Thousands queue on Day 2 of admissions at Delhi University but confusion reigns on South Campus
The Delhi University campus was a packed house on Wednesday as thousands of aspiring students formed long queues on the second day of admissions.
As always, colleges like Shri Ram College of Commerce (SRCC), Hindu, Hansraj, Miranda House, Lady Sri Ram and Sri Venkateshwara witnessed large crowds.
Kamala Nehru College and Gargi in the South Campus were also among the preferred list of colleges as students came from all over the country to seek admissions under the first cut-off list.While a smooth admission procedure was witnessed in North Campus colleges with most colleges putting out information and admission guidelines on the notice boards, confusion and chaos seemed to prevail at certain colleges in the South Campus where important information was not put on display for the convenience of students.
After a year-long wait, B.A. (Programme) and B.Com (Programme) courses, which were wiped out under the Four-Year Undergraduate Programme (FYUP), returned to the much delight of aspiring students.
This year, Indraprastha College for Women, however, raised its cut-off for Programme courses by six per cent from that in 2012.
“The Programme courses are no less than Honour courses,” a professor, who teaches students of B.Com , said.
Competition for Botany seemed to have toughened this year with almost all colleges raising the cut-off by six to 11 per cent as compared to the cutoffs in 2012.Hansraj College raised the lower limit of cut-off for Botany from 85 percent in 2012 to 92 per cent this year.
Physics, a popular subject in the Delhi University, also witnessed a slight increase in cut-off.
Miranda House raised the lower limit of the cut-off from 95 per cent to 96.34 per cent.
Away from science and commerce, even humanities courses witnessed a large pile of applications.

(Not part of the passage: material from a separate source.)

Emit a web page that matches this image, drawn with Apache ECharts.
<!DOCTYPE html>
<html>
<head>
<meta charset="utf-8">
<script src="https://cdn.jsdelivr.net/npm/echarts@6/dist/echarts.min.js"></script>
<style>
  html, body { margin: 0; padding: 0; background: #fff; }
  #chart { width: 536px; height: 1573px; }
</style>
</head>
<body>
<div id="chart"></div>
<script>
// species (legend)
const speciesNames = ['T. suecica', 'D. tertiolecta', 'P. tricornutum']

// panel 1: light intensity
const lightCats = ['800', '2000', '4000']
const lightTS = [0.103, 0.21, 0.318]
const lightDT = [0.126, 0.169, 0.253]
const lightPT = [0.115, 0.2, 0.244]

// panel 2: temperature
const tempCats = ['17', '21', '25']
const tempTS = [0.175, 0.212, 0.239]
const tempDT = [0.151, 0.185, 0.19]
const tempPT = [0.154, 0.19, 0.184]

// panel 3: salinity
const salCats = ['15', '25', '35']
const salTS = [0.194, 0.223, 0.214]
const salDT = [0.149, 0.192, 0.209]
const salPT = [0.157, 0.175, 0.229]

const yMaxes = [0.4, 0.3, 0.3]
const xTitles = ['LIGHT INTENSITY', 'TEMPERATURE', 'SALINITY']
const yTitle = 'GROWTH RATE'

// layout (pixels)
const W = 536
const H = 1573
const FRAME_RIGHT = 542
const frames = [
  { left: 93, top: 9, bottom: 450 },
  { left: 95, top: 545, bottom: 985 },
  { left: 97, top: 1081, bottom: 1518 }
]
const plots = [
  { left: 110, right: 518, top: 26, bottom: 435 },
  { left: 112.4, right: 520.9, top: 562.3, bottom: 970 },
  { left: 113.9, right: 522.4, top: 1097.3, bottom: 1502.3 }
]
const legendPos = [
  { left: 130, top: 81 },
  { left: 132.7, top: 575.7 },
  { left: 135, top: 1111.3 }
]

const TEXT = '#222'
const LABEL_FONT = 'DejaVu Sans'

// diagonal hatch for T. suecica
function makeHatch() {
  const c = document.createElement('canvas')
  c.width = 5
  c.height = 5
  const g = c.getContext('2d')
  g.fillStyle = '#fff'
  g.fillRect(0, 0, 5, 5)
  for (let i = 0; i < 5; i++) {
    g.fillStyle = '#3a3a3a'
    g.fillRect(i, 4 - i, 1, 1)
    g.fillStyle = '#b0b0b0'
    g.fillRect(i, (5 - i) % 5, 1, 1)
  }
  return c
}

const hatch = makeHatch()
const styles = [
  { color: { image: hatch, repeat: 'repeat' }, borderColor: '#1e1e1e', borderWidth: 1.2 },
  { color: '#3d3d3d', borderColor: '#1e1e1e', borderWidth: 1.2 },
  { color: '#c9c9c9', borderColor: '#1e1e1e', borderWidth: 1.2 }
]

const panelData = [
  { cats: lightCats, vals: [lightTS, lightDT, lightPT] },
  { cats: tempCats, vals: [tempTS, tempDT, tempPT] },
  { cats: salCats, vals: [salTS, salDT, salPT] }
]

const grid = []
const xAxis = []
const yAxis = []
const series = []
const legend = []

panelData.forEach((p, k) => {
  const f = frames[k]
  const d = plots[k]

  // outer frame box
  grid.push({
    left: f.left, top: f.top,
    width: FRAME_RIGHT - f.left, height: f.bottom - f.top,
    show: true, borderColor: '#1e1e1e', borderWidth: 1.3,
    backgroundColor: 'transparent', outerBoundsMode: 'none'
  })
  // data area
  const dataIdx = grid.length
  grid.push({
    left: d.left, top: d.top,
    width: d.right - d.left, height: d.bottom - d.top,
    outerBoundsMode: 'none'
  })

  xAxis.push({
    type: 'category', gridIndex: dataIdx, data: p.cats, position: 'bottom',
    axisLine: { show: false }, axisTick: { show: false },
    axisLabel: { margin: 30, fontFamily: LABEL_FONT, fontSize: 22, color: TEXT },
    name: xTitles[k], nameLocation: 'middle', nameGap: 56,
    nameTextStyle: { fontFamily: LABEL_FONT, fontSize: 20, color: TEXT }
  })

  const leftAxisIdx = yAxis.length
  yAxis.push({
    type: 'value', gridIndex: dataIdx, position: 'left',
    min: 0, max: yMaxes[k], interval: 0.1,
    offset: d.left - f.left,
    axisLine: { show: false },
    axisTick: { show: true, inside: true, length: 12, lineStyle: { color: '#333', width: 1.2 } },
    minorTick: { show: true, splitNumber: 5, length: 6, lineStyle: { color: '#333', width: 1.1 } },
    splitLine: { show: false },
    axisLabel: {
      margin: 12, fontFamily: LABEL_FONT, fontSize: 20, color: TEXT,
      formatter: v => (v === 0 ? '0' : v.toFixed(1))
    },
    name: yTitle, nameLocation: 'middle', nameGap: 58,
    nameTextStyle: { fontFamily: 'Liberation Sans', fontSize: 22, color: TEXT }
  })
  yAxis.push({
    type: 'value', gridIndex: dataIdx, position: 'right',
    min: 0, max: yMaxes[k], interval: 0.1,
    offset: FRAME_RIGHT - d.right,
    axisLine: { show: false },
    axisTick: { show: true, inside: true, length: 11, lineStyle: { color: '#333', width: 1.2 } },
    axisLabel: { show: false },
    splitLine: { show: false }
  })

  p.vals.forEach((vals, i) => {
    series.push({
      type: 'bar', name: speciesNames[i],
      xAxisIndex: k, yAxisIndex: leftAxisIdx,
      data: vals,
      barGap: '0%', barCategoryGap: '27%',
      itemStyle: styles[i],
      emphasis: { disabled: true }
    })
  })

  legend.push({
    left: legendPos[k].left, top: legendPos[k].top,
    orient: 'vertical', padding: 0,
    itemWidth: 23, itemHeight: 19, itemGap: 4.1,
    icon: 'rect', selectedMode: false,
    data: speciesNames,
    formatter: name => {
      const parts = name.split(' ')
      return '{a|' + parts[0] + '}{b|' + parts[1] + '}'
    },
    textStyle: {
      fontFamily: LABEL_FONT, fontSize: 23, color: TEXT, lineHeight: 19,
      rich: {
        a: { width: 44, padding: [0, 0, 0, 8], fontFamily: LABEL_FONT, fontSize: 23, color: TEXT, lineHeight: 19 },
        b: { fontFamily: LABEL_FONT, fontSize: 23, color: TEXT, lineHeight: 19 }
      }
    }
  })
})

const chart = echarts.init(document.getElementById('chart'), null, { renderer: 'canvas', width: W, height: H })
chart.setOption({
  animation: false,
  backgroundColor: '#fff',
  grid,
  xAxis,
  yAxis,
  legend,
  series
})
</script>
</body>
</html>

History (Honours) alone received more than 50,000 applications.
Political Science (Honours) seemed to be a favourite at Atma Ram Sanatan Dharma College.
However, there seemed to be a lot of confusion hovering over students applying to humanities courses, as a large number of them were unsure about what subjects to include in the ‘best of four’ aggregate.

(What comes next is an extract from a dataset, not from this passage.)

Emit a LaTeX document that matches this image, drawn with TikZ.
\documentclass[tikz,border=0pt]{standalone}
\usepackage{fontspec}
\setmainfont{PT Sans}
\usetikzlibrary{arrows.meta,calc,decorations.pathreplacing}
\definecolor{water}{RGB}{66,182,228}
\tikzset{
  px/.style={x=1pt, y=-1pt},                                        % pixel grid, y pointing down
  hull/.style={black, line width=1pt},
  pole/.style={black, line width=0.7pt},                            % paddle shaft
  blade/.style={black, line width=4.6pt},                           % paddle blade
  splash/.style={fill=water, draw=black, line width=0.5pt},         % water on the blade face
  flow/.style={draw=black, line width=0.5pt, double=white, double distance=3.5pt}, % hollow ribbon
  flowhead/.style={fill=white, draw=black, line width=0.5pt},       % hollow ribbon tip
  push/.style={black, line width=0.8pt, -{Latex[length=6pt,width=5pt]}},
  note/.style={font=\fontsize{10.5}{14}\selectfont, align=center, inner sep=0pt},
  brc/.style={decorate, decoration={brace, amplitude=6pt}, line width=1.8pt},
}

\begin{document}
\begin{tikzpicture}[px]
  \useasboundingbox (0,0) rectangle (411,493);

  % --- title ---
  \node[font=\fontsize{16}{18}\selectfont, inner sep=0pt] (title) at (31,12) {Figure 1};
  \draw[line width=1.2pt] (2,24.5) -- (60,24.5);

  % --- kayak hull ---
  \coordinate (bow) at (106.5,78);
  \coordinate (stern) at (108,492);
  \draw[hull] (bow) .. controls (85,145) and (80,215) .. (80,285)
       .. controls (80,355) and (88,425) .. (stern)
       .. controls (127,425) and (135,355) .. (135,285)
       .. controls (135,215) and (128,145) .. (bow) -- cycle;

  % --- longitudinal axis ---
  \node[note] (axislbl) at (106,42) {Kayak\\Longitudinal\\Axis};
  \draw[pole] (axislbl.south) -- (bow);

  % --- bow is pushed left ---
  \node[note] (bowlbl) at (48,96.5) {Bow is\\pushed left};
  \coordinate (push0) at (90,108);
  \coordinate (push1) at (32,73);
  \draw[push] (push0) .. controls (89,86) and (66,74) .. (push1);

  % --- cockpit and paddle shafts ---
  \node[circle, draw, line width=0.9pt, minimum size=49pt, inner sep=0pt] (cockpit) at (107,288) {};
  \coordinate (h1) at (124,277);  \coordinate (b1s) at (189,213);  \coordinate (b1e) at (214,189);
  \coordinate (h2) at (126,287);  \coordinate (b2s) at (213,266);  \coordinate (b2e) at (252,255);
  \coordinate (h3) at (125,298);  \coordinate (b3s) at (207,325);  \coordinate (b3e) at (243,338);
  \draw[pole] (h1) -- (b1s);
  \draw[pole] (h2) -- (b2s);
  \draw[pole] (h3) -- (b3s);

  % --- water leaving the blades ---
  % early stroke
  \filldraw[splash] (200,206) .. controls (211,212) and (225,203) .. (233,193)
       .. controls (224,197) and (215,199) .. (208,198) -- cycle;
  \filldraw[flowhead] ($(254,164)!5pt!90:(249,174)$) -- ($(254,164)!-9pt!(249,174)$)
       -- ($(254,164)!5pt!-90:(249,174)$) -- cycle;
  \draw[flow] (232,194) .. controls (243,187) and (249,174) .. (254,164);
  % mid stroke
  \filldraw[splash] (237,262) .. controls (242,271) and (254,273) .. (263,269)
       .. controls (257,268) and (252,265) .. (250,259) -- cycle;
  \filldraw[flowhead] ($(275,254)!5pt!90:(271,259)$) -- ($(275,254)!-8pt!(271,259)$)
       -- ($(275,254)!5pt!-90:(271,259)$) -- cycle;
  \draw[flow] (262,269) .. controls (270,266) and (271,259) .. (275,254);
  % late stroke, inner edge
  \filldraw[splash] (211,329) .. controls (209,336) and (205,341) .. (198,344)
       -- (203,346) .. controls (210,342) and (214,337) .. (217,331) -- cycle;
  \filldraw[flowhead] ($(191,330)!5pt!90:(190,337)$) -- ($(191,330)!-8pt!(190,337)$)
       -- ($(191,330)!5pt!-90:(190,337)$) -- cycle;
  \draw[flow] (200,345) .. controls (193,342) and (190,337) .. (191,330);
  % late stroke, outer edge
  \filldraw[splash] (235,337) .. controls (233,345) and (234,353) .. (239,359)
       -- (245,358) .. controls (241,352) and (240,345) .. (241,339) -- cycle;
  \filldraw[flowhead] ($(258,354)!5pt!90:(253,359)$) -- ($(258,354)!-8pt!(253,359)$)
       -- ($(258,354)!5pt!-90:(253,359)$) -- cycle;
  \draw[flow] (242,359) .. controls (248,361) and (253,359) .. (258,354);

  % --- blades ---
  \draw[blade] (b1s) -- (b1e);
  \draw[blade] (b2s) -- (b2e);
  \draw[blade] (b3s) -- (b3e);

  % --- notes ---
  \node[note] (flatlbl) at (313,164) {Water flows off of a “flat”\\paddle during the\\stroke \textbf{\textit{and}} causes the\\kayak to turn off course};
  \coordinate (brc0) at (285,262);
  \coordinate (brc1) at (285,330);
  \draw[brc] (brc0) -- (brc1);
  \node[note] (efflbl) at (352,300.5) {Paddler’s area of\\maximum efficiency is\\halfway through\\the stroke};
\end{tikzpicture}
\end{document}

The CBSE and the ISC, among other boards, have introduced a wide range of subjects for students of Class XI and XII to opt for. Not all of these subjects, however, are accepted by the Delhi University.
Arushi Dua, who wished to get admission in Sri Venkateswara College, said: “College authorities refused to give me admission stating that, according to the 2012 guidelines, subjects like mass media, fine arts, general inequality are not included [in DU’s accepted list of subjects].”
“The CBSE and the Delhi University have no coordination. They are wasting the time of both students and parents,” Arushi’s mother said.
Meanwhile, students of the general category seemed unhappy with the limited number of seats available for them.
Mandira Mathur, who scored 94.75 per cent in XII and wants to get admission to B.Com (Honours), said: “We put in a lot of hard work throughout the year to get admission in the best college. However, the reserved category students, even those from privileged families, with less percentage than me are going to study in my dream college. The government should come up with some plan for students of general category too.”
According to sources, SRCC may not come out with a second cut-off list this year, while several other colleges in the North Campus may only drop the next cutoff by a negligible percentage.
The second day of admissions at Delhi University proved disappointing for some aspiring students, especially those who had come from state boards, who seemed to be badly informed about the admission procedure.
Some students were rejected by Hansraj College because their mark-sheets, issued by the Uttar Pradesh or the Haryana Boards, were not verified.
At least three such cases were reported at Hansraj.
Interesting, all the three students were applying for Computer Science (Honours).
These students could face further problems as the state Boards only keep records available online for a year, and these three had dropped a year after school.
They have now been asked to go back to their respective states to get the mark-sheets verified – and by the time they return, they may miss out admissions under the first cut-off.
Vivek Raman, a senior at Hansraj College deployed at the admission help desk, said: “The college is not even accepting their original certificates for document verification due to which they are not able to get admissions even though they qualify the cut-off”.
Officials, however, defend their stand and said that any student who wishes to get admission to the university must have all the required documents.
“The mark-sheet must not be downloaded and should be original. If it is downloaded, then it must be verified by the Board or the school. If it is not verified, it will not be accepted by the college of the university,” said Gulshan Sawhney, deputy dean of students’ welfare, Delhi University.